The stories encapsulated in Place of the Eels include:
Premiership-winning Parramatta Eels
The artwork is a replica of the 1960s Leyland Worldmaster bus used by the Parramatta Eels rugby league team to hold meetings in during the 1980s. Coach Jack Gibson bought the bus after the team’s home base at Cumberland Oval was burnt to the ground by overenthusiastic fans celebrating the 1981 premiership victory. Despite the team losing their home ground for four seasons, the Parramatta Eels went on to win two more consecutive premierships.
The Flying Pieman
William Francis King, also known as ‘The Flying Pieman’, was recognised for his feats of speed and endurance. According to local legend, King would sell pies to people embarking on the ferry journey from Circular Quay to Parramatta. Once they were on board and traversing the Parramatta River, King would pack up his stand and race on foot to Parramatta, ready to sell his baked goods to the now disembarking passengers.
Rosie Bint Broheen
The story of Rosie Bint Broheen is a nod to Parramatta’s long and layered history of migration and in particular its connection to Kfarsghab, Lebanon. In 1890s, Rosie Bint Broheen migrated to Sydney after a three-month voyage from her village of Kfarsghab, Lebanon, leaving her husband and children behind in a country experiencing political turmoil.
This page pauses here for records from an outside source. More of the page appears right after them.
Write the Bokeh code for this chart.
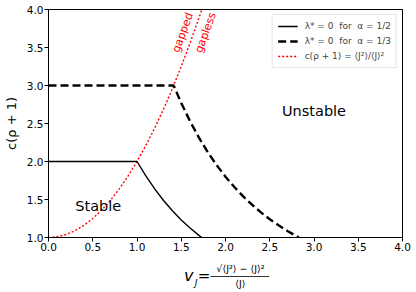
from bokeh.plotting import figure
from bokeh.layouts import column
from bokeh.models import (FixedTicker, PrintfTickFormatter, Label, Legend, LegendItem, Range1d)
from bokeh.embed import file_html
from bokeh.resources import INLINE

FONT = "DejaVu Sans"

# Red dotted boundary c(rho+1) = <J^2>/<J>^2
red_v = [0.0, 0.1, 0.2, 0.3, 0.4, 0.5, 0.6, 0.7, 0.8, 0.9, 1.0, 1.1, 1.2, 1.3, 1.4, 1.5, 1.6, 1.7, 1.75]
red_c = [1.0, 1.01, 1.04, 1.09, 1.16, 1.25, 1.36, 1.49, 1.64, 1.81, 2.0, 2.21, 2.44, 2.69, 2.96, 3.25, 3.56, 3.89, 4.06]

# lambda* = 0 for alpha = 1/2 (solid)
a2_v = [0.0, 1.0, 1.1, 1.2, 1.3, 1.4, 1.5, 1.6, 1.7, 1.732]
a2_c = [2.0, 2.0, 1.81, 1.639, 1.487, 1.351, 1.231, 1.124, 1.028, 1.0]

# lambda* = 0 for alpha = 1/3 (dashed)
a3_v = [0.0, 1.414, 1.5, 1.6, 1.7, 1.8, 1.9, 2.0, 2.1, 2.2, 2.3, 2.4, 2.5, 2.6, 2.7, 2.8, 2.828]
a3_c = [3.0, 3.0, 2.769, 2.528, 2.314, 2.123, 1.952, 1.8, 1.664, 1.541, 1.431, 1.331, 1.241, 1.16, 1.086, 1.018, 1.0]

x_ticks = [0.0, 0.5, 1.0, 1.5, 2.0, 2.5, 3.0, 3.5, 4.0]
y_ticks = [1.0, 1.5, 2.0, 2.5, 3.0, 3.5, 4.0]

p = figure(width=416, height=255, output_backend="svg", toolbar_location=None,
           x_range=Range1d(0, 4), y_range=Range1d(1, 4),
           min_border_left=46, min_border_right=14, min_border_top=9, min_border_bottom=18)
p.grid.visible = False
p.outline_line_color = "black"
p.outline_line_alpha = 1
p.outline_line_width = 1
p.background_fill_color = "white"
p.border_fill_color = "white"

for ax, ticks in ((p.xaxis, x_ticks), (p.yaxis, y_ticks)):
    ax.ticker = FixedTicker(ticks=ticks)
    ax.formatter = PrintfTickFormatter(format="%.1f")
    ax.major_label_text_font = FONT
    ax.major_label_text_font_size = "10.5px"
    ax.major_label_text_color = "black"
    ax.major_tick_out = 4
    ax.major_tick_in = 0
    ax.minor_tick_out = 0
    ax.minor_tick_in = 0
    ax.axis_line_color = "black"
    ax.major_tick_line_color = "black"
    ax.major_label_standoff = 1

p.yaxis.axis_label = "c(ρ + 1)"
p.yaxis.axis_label_text_font = FONT
p.yaxis.axis_label_text_font_size = "13px"
p.yaxis.axis_label_text_font_style = "normal"
p.yaxis.axis_label_text_color = "black"
p.yaxis.axis_label_standoff = 5

r_red = p.line(red_v, red_c, line_color="red", line_width=1.4, line_dash="2 2")
r_a2 = p.line(a2_v, a2_c, line_color="black", line_width=1.4)
r_a3 = p.line(a3_v, a3_c, line_color="black", line_width=2.4, line_dash="8 4")

legend = Legend(items=[
    LegendItem(label="λ* = 0  for  α = 1/2", renderers=[r_a2]),
    LegendItem(label="λ* = 0  for  α = 1/3", renderers=[r_a3]),
    LegendItem(label="c(ρ + 1) = ⟨J²⟩/⟨J⟩²", renderers=[r_red]),
], location="top_right")
legend.label_text_font = FONT
legend.label_text_font_size = "9px"
legend.glyph_width = 20
legend.glyph_height = 12
legend.label_height = 12
legend.spacing = 3
legend.padding = 5
legend.margin = 5
legend.label_standoff = 7
legend.border_line_color = "#cccccc"
legend.background_fill_alpha = 0.9
p.add_layout(legend)

def lab(fig, x, y, text, size, color="black", angle=0.0, style="normal"):
    fig.add_layout(Label(x=x, y=y, text=text, text_font=FONT, text_font_size=size,
                         text_color=color, angle=angle, text_align="center",
                         text_baseline="middle", text_font_style=style))

lab(p, 0.562, 1.421, "Stable", "14.5px")
lab(p, 3.0, 2.658, "Unstable", "14.5px")
lab(p, 1.517, 3.697, "gapped", "11px", color="red", angle=1.22)
lab(p, 1.775, 3.697, "gapless", "11px", color="red", angle=1.22)

# x-axis label drawn in a strip below the plot; its frame spans the same
# horizontal pixels as the main frame, coordinates = page pixels
p2 = figure(width=416, height=37, output_backend="svg", toolbar_location=None,
            x_range=Range1d(46, 402), y_range=Range1d(292, 255),
            x_axis_location=None, y_axis_location=None,
            min_border_left=46, min_border_right=14, min_border_top=0, min_border_bottom=0)
p2.grid.visible = False
p2.outline_line_color = None
p2.background_fill_color = "white"
p2.border_fill_color = "white"

lab(p2, 187, 275, "v", "16px", style="italic")
lab(p2, 194.5, 282, "J", "9px", style="italic")
lab(p2, 202.5, 275, "=", "15px")
lab(p2, 239, 268, "√⟨J²⟩ − ⟨J⟩²", "9.5px")
lab(p2, 239, 283, "⟨J⟩", "9.5px")
p2.line([209, 268], [276, 276], line_color="black", line_width=0.8)

open("out.html", "w").write(file_html(column(p, p2, spacing=0), INLINE))
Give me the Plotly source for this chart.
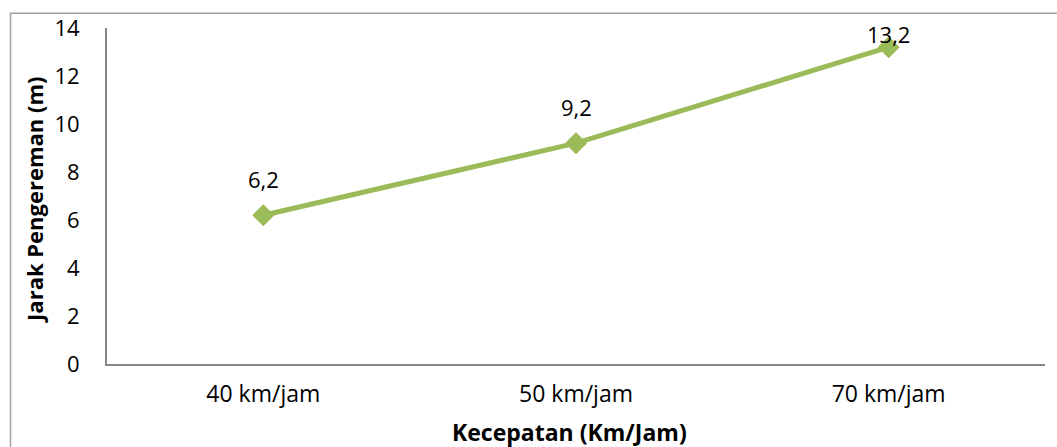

When she reached Australia, a customs officer misinterpreted her name as Rosie O’Brien. She was granted a hawker’s licence and eventually became one of the first Lebanese women to purchase property in Parramatta in 1922. Today there are more than 20,000 people living in Parramatta who can trace their ancestry back to Kfarsghab.
Parramatta Industrial School for Girls
The artwork references coded messages of love and support passed between girls living at the Parramatta Industrial School for Girls, also known as the Parramatta Girls Home. The messages were etched into everyday items like toothbrushes and combs, so the girls could communicate without fear of punishment.
Ms Broheen’s great grandson Len Norman was present at today’s official launch and was touched to have his relative’s story immortalised in the sculptural artwork.
“My great grandmother, Rosie Bint Broheen became Rosie O’Brien, and she was buried as Rose O Norman. To have her true name so proudly displayed on this artwork in the middle of Parramatta, it’s a homage to the real Rosie and all migrants that come to Australia for a better life,” Mr Norman said.
“She was a true pioneer and trailblazer being one of the earliest people to make that long journey from Kfarsghab to Australia. We have such a lovely connection to that village, and it continues to this day through an Australian-based village association.”
Place of the Eels is one of two public artworks chosen for the $2.7 billion Parramatta Square precinct following a competitive worldwide selection process. An independent panel chose from more than 110 submissions including those from international artists from USA, Japan and Spain.
The second artwork, Where Eels Lie Down by Reko Rennie, is expected to be installed in 2023.
- More than 7.6 tonnes of Australian aluminium and steel was used to create the artwork
- The artwork was fabricated by Urban Art Projects in their Brisbane workshop
- More than 50 people worked to design, fabricate and install the artwork
- More than 7,500 hours to create, transport and build the artwork in Parramatta Square
Claire Healy and Sean Cordeiro are Western Sydney-based artists who first met at the University of New South Wales while completing a Bachelor of Fine Arts. They have been exhibiting collaboratively since 2001 and are known for their extraordinary sculptures and installations, including their public work Cloud Nation, which is in the Green Square Library Tower. They have held solo exhibitions locally and internationally in China, Germany, Japan, Malaysia, Singapore, Switzerland and the USA. In 2009, their installation Life Span was part of the Australian representation at the 53rd Venice Biennale. They were recently awarded the 2022 Sir John Sulman Prize for their artwork, Raiko and Shuten-dōji.